Drive-in screen nearly destroyed by flames

The Jet Drive-In screen burning in Nov. 1968. This is a detail of a larger, better photo in the San Angelo Standard-Times

Here’s a story for you. Yesterday I was continuing some research on a drive-in project that’s been consuming a lot of my time, and I ran into a photo of the marquee of the Twin Vue Drive-In. It was in an ad from a sign company and didn’t indicate where this drive-in was located. So I figured that name was unusual enough that I could pinpoint where that sign once stood.

I was wrong. Even though the “Twin” part of the name suggests a drive-in that started after the biggest boom times, there were still maybe a half dozen different Twin Vues in one or two words, with or without hyphen. And one of the references to one of those Twin Vues was this page, an April 2009 article by Rick Smith for the San Angelo (TX) Standard-Times, in which he efficiently summarized the nine drive-ins that had once operated there. Number Nine was a Twin Vue, of course.

This morning, my drive-in news sweep gave me a jaw-dropping coincidence. In yesterday’s Standard-Times, Alana Edgin also, completely separately, summarized the history of the nine drive-ins that had been active in San Angelo. The report’s style and a few of the details are different, and since Edgin later thanked me for pointing out Smith’s article, it was probably original, parallel work. But if you’d watched that scene in a movie, you’d never have believed it.

There are a few interesting photos in yesterday’s story, including one of the horrific demise of the Jet Drive-In, and the remarks in both articles are well worth reading. So now you should go read both of them!

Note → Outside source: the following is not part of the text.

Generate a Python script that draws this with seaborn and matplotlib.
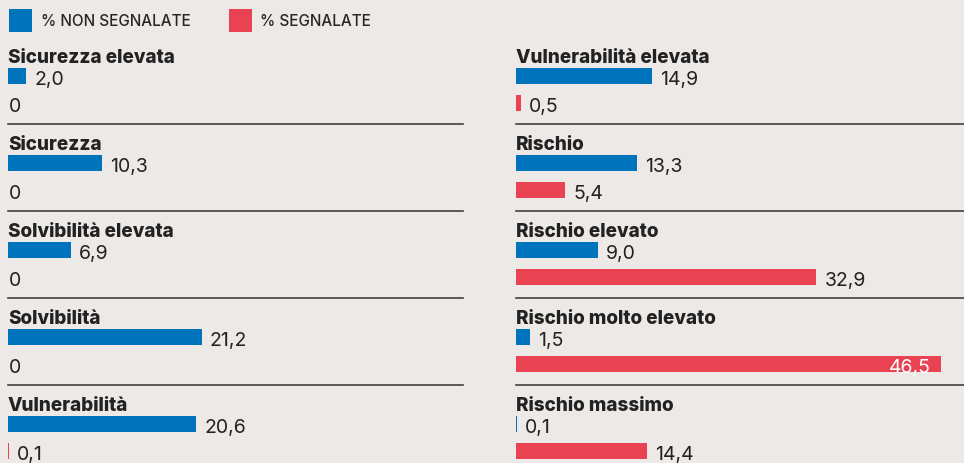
import matplotlib.pyplot as plt
import seaborn as sns
import pandas as pd
from matplotlib.patches import Patch

# Values
left_categories = ["Sicurezza elevata", "Sicurezza", "Solvibilità elevata", "Solvibilità", "Vulnerabilità"]
left_non_segnalate = [2.0, 10.3, 6.9, 21.2, 20.6]
left_segnalate = [0, 0, 0, 0, 0.1]

right_categories = ["Vulnerabilità elevata", "Rischio", "Rischio elevato", "Rischio molto elevato", "Rischio massimo"]
right_non_segnalate = [14.9, 13.3, 9.0, 1.5, 0.1]
right_segnalate = [0.5, 5.4, 32.9, 46.5, 14.4]

series_labels = ["% NON SEGNALATE", "% SEGNALATE"]

BLUE = "#0073bd"
RED = "#e84253"
BG = "#ece9e7"
INK = "#222222"

sns.set_style("white", {"axes.facecolor": BG, "figure.facecolor": BG})
plt.rcParams["font.family"] = ["Inter", "DejaVu Sans"]

W, H = 964, 464
fig = plt.figure(figsize=(W / 100, H / 100), dpi=100)

PX_PER_UNIT = 9.13
PANEL_STEP = 87
columns = [
    (8, 455, left_categories, left_non_segnalate, left_segnalate),
    (516, 448, right_categories, right_non_segnalate, right_segnalate),
]


def fmt(v):
    return f"{v:.1f}".replace(".", ",") if v else "0"


for x0, width, cats, non, seg in columns:
    for i, cat in enumerate(cats):
        bottom = 125 + PANEL_STEP * i
        ax = fig.add_axes([x0 / W, 1 - bottom / H, width / W, 62 / H])
        df = pd.DataFrame({"serie": series_labels, "valore": [non[i], seg[i]]})
        sns.barplot(data=df, x="valore", y="serie", hue="serie",
                    palette=[BLUE, RED], orient="h", width=0.59,
                    legend=False, ax=ax, saturation=1, linewidth=0)
        ax.set_xlim(0, width / PX_PER_UNIT)
        ax.set_ylim(1.778, -0.519)
        ax.set_xlabel("")
        ax.set_ylabel("")
        ax.set_xticks([])
        ax.set_yticks([])
        for s in ["top", "left", "right"]:
            ax.spines[s].set_visible(False)
        if i == len(cats) - 1:
            ax.spines["bottom"].set_visible(False)
        else:
            ax.spines["bottom"].set_color("#404040")
            ax.spines["bottom"].set_linewidth(1.2)
        ax.text(0, 1.0, cat, transform=ax.transAxes, ha="left", va="baseline",
                fontsize=13.6, fontweight=800, color=INK)
        for pos, v in enumerate([non[i], seg[i]]):
            if v > 40:
                ax.annotate(fmt(v), (v, pos), xytext=(-7, -2.2), textcoords="offset points",
                            ha="right", va="center", fontsize=14, color="white")
            else:
                off = 5.8 if v else 0.8
                ax.annotate(fmt(v), (v, pos), xytext=(off, -2.2), textcoords="offset points",
                            ha="left", va="center", fontsize=14, color=INK)

handles = [Patch(facecolor=BLUE, label=series_labels[0]),
           Patch(facecolor=RED, label=series_labels[1])]
fig.legend(handles=handles, loc="upper left", bbox_to_anchor=(9 / W, 1 - 10 / H),
           ncol=2, frameon=False, handlelength=1.5, handleheight=1.94,
           handletextpad=0.58, columnspacing=2.5, borderaxespad=0, borderpad=0,
           prop={"size": 11, "weight": "medium"})
for h in fig.legends[0].legend_handles:
    h.set_linewidth(0)

fig.savefig("out.png", dpi=100, facecolor=BG)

Video: Cascade Officially Closes

This is so sad. I wrote that the Cascade Drive-In in West Chicago IL was in danger of closing because of its landowner’s desire to sell its space. Now drive-in owner Jeff Kohlberg has officially pulled the plug.

As the Daily Herald reported, Kohlberg wrote “Not often that you see a thriving business close. But it’s out of our hands.”

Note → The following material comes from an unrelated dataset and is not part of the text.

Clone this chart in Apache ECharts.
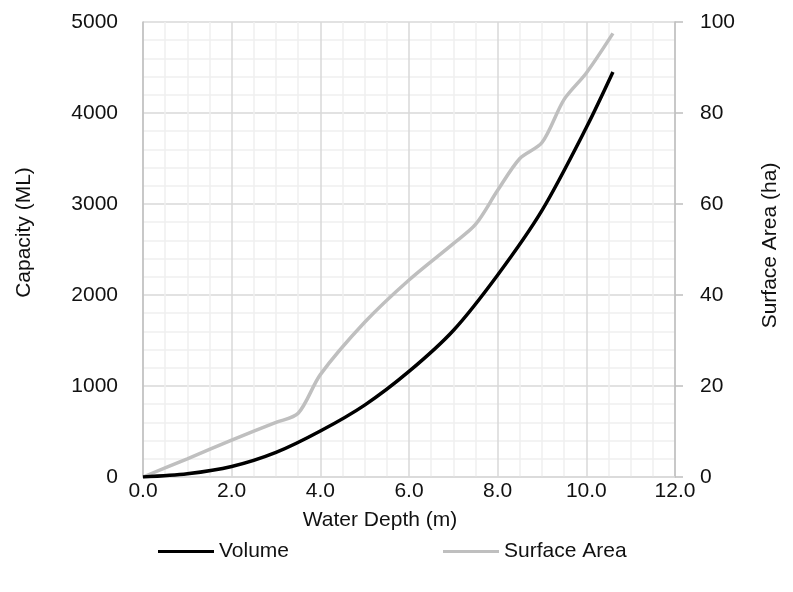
<!DOCTYPE html>
<html>
<head>
<meta charset="utf-8">
<title>Storage Curve</title>
<script src="https://cdn.jsdelivr.net/npm/echarts@6/dist/echarts.min.js"></script>
<style>
  html, body { margin: 0; padding: 0; background: #fff; }
  #chart { width: 793px; height: 592px; }
</style>
</head>
<body>
<div id="chart"></div>
<script>
// Storage curve: capacity and surface area against water depth
const volumeDepth = [0, 1, 2, 3, 4, 5, 6, 7, 8, 9, 10, 10.6];
const volumeML   = [0, 35, 115, 270, 505, 790, 1160, 1610, 2220, 2930, 3840, 4450];

const areaDepth = [0, 1, 2, 3, 3.5, 4, 5, 6, 7, 7.5, 8, 8.5, 9, 9.5, 10, 10.6];
const areaHa    = [0, 4, 8.1, 12, 14, 22.5, 34, 43.3, 51.3, 55.5, 63, 70, 73.5, 83, 88.8, 97.5];

const seriesNames = ['Volume', 'Surface Area'];
const xTitle = 'Water Depth (m)';
const yLeftTitle = 'Capacity (ML)';
const yRightTitle = 'Surface Area (ha)';

const pairs = (xs, ys) => xs.map((x, i) => [x, ys[i]]);

const FONT = '"Liberation Sans", Arial, sans-serif';
const FS = 21;
const TXT = '#111';
const majorGrid = '#d9d9d9';
const minorGrid = '#f0f0f0';
const axisGrey = '#bfbfbf';

const chart = echarts.init(document.getElementById('chart'), null, { renderer: 'canvas' });

chart.setOption({
  animation: false,
  backgroundColor: '#fff',
  textStyle: { fontFamily: FONT, color: TXT },
  grid: { left: 143, right: 118, top: 22, bottom: 115 },
  legend: [
    {
      data: [seriesNames[0]],
      left: 158, top: 541, padding: 0,
      icon: 'rect', itemWidth: 56, itemHeight: 3,
      textStyle: { fontFamily: FONT, fontSize: FS, color: TXT }
    },
    {
      data: [seriesNames[1]],
      left: 443, top: 541, padding: 0,
      icon: 'rect', itemWidth: 56, itemHeight: 3,
      textStyle: { fontFamily: FONT, fontSize: FS, color: TXT }
    }
  ],
  xAxis: {
    type: 'value',
    min: 0, max: 12, interval: 2,
    name: xTitle,
    nameLocation: 'middle',
    nameGap: 33,
    nameTextStyle: { fontFamily: FONT, fontSize: FS, color: TXT, padding: [0, 58, 0, 0] },
    axisLine: { show: true, onZero: false, lineStyle: { color: majorGrid, width: 1.5 } },
    axisTick: { show: false },
    axisLabel: { margin: 4, fontFamily: FONT, fontSize: FS, color: TXT, formatter: v => v.toFixed(1) },
    splitLine: { show: true, lineStyle: { color: majorGrid, width: 1.5 } },
    minorTick: { show: false, splitNumber: 4 },
    minorSplitLine: { show: true, lineStyle: { color: minorGrid, width: 1.5 } }
  },
  yAxis: [
    {
      type: 'value',
      position: 'left',
      min: 0, max: 5000, interval: 1000,
      name: yLeftTitle,
      nameLocation: 'middle',
      nameGap: 108,
      nameTextStyle: { fontFamily: FONT, fontSize: FS, color: TXT, padding: [0, 0, 0, 34] },
      axisLine: { show: true, lineStyle: { color: axisGrey, width: 1.5 } },
      axisTick: { show: false },
      axisLabel: { margin: 25, fontFamily: FONT, fontSize: FS, color: TXT, formatter: v => String(v) },
      splitLine: { show: true, lineStyle: { color: majorGrid, width: 1.5 } },
      minorTick: { show: false, splitNumber: 5 },
      minorSplitLine: { show: true, lineStyle: { color: minorGrid, width: 1.5 } }
    },
    {
      type: 'value',
      position: 'right',
      min: 0, max: 100, interval: 20,
      name: yRightTitle,
      nameLocation: 'middle',
      nameGap: 85,
      nameTextStyle: { fontFamily: FONT, fontSize: FS, color: TXT, padding: [0, 0, 0, 8] },
      axisLine: { show: true, lineStyle: { color: axisGrey, width: 1.5 } },
      axisTick: { show: true, inside: false, length: 8, lineStyle: { color: axisGrey, width: 1.5 } },
      axisLabel: { margin: 25, fontFamily: FONT, fontSize: FS, color: TXT },
      splitLine: { show: false }
    }
  ],
  series: [
    {
      name: seriesNames[0],
      type: 'line',
      yAxisIndex: 0,
      data: pairs(volumeDepth, volumeML),
      smooth: 0.3,
      showSymbol: false,
      symbol: 'none',
      color: '#000',
      lineStyle: { color: '#000', width: 3.5 },
      z: 3
    },
    {
      name: seriesNames[1],
      type: 'line',
      yAxisIndex: 1,
      data: pairs(areaDepth, areaHa),
      smooth: 0.3,
      showSymbol: false,
      symbol: 'none',
      color: '#bfbfbf',
      lineStyle: { color: '#bfbfbf', width: 3.5 },
      z: 2
    }
  ]
});
</script>
</body>
</html>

We can celebrate the decades of fun and entertainment that the Cascade gave countless drive-in patrons even as we know that everything changes. Here’s hoping that another new drive-in sprouts to take the Cascade’s place.

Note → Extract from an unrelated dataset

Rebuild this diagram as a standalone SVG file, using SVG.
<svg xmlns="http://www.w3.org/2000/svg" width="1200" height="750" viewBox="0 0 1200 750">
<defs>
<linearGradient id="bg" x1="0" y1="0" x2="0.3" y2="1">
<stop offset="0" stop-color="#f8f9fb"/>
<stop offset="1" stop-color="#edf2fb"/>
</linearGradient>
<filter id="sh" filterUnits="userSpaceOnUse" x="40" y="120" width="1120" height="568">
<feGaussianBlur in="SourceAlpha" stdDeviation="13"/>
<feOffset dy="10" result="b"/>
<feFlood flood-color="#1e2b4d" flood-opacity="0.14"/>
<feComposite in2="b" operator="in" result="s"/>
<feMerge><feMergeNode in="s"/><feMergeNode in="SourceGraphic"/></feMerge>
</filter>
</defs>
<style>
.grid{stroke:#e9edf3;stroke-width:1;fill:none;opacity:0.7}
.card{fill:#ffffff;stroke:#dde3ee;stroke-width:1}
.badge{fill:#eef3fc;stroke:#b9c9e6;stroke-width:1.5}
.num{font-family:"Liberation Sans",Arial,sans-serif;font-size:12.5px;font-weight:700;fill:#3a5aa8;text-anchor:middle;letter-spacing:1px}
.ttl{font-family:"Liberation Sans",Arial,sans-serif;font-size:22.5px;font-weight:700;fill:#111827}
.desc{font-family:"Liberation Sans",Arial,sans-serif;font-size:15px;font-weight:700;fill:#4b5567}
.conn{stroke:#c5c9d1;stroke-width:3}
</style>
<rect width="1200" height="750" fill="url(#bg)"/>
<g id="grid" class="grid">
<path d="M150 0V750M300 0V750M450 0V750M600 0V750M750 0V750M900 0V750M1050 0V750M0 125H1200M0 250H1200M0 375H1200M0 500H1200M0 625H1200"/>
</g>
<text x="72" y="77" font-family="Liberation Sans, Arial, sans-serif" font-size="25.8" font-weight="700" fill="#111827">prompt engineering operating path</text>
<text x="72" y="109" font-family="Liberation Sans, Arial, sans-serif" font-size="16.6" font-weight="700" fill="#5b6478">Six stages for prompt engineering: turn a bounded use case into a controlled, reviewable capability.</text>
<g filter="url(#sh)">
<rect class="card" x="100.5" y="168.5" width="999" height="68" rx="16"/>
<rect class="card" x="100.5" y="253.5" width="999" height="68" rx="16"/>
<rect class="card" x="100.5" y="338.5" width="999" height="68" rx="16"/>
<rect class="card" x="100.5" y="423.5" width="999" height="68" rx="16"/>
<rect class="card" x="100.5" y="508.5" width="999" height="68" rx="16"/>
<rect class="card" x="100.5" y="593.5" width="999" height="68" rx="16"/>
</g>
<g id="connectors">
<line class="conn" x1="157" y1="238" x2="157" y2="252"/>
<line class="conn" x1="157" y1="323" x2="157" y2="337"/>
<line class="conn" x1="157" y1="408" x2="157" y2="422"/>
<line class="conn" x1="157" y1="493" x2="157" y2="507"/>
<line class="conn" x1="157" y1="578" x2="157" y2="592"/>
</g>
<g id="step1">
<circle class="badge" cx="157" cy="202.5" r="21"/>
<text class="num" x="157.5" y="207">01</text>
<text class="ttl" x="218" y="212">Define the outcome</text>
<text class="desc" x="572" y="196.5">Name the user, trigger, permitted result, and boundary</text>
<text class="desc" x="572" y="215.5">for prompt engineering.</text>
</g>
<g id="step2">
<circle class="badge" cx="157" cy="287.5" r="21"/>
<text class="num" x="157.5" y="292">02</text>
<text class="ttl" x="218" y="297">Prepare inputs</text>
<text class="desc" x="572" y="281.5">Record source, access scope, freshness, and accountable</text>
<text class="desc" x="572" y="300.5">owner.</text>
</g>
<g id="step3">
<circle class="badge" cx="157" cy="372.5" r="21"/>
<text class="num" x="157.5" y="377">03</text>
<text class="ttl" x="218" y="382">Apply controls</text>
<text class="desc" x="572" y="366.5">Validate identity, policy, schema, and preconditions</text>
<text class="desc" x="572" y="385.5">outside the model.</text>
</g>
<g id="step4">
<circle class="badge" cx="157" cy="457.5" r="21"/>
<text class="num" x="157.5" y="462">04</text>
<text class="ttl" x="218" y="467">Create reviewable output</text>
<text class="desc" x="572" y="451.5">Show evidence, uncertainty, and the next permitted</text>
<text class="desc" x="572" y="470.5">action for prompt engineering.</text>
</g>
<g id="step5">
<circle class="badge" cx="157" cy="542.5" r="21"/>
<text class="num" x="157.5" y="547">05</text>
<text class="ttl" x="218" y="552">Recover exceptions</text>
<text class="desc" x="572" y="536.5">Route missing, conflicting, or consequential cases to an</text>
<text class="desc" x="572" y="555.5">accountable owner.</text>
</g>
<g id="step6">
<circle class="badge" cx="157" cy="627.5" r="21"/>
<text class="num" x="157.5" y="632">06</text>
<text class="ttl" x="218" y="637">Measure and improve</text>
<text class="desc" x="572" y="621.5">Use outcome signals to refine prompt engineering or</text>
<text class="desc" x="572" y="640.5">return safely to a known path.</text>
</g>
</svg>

West Chicago’s Cascade On Shaky Ground

The Cascade Drive-in of West Chicago IL is in danger of being unable to open for the 2019 season because of its landowner’s renewed efforts to sell the parcel that includes the drive-in. That’s according to a story in the Daily Herald of suburban Chicago this week.

Like too many other drive-ins, the Cascade doesn’t own the land it’s on. It dodged a bullet in 2016 when West Chicago denied the landowner’s request to redevelop the site as a truck terminal facility. “The Cascade is one of the busiest movie theaters in the country,” owner Jeff Kohlberg told the Daily Herald that year. “It’s not like it’s a dilapidated drive-in.”

Despite the Cascade’s success, its active life may be over. In this week’s story, the Daily Herald wrote, “The Kuhn family owns the drive-in site and adjacent parcels totaling 53 acres, including a hot dog stand and the former headquarters of Harry Kuhn Construction. Stephen Kuhn said he has hired a new real estate broker to sell the site to a developer, ideally all in one piece.”

Kohlberg said he’s reached out to his landlord, offering to continue the previous terms of his lease, operating until an actual sale then vacating within so many days. But nobody has replied, leaving the Cascade’s owner uncertain whether to begin getting ready for his traditional opener in early April.

“I’m still holding out hope,” Kohlberg said. “If we don’t open in April, it looks like it’ll never open up at all.”